Mayor Blad and Members of the City Counsel:
Today you must make a most crucial decision: whether to grant the appeal of the Pocatello School Board concerning the Pocatello Historic Commission's rejection of their plans for Phase Two of the addition to PHS or to deny that appeal and thus, return the process to the School Board and hopefully to the people. If you reopen the process, with the help of the Historic Commission, you can ask the School Board to include the citizens. This time do what is right.
When I first chose to spearhead the effort to preserve the unique architectural beauty of PHS while still meeting the genuine educational and safety concerns, I thought that would be my entire focus. What I have sadly learned over the last year is a classic story of right verses wrong, of government malfeasance and mismanagement, of city and school officials abusing their power and authority simply to get what they want, often to the exclusion of those they represent.
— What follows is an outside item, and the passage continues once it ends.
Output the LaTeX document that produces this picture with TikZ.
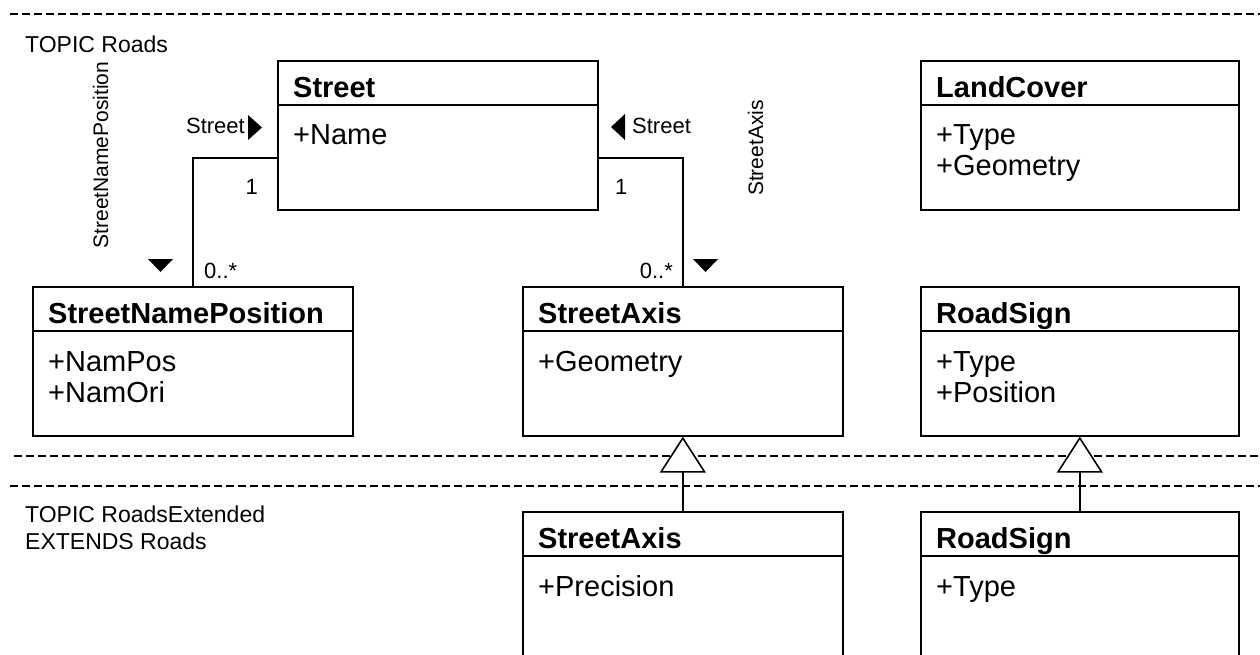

It is the elites against the average Joe who just wants a school that is both functional and aesthetically pleasing, blocked out of a process that is neither transparent or fair.
Arriving at this point has been preceded a long saga of twists and turns, of petty intrigues, disappointments, successes, hidden agendas, stonewalling emails, closed meetings, mischaracterizations, mismanagement and incompetence. This all has the stench of corruption.
The story includes a cast of unsympathetic characters: Legal advisors who misconstrue the law. Commissioners who do not seem to understand how their commission works, what they can or cannot do, and the laws and procedures they should follow. From the semi-blind bureaucrat that will never seek changes to a process they surely know is flawed but are unwilling to change because the they don't want to upset the status quo or because it makes their job easier. From the School Board PR spokesman and business manager who is willing to fight a large portion of a community to protect a district that is used to getting away with doing what ever they want.
We have already seen the approval of Phase One and the consequent maiming of the front of a once glorious building. Now, the final drama, a repeat with Phase Two before you when no one in the community has had a say in what happens or should happen to the most important building in town. The Pocatello Historic Commission, fortunately and wisely, voted in accord with their mandate as stewards of Pocatello's heritage.
This may be the final scene, the end of a very sad tale. You can add yet another mistake to the trail of mistakes and chose to not do what, the audience, the citizens of Pocatello will know is right. Or you could initiate a much more moving adventure, of turning back, a redemptive tale of rectifying wrongs and doing what is right.
Mr. Mayor and City Council, you can be the heroes of this story. You can correct the injustice, the abuse and the unfairness perpetrated upon a community and it's flagship institution --Pocatello High School.
The choice is yours. Do what is right. Open up the entire process to the citizens of Pocatello and the patrons of its school district.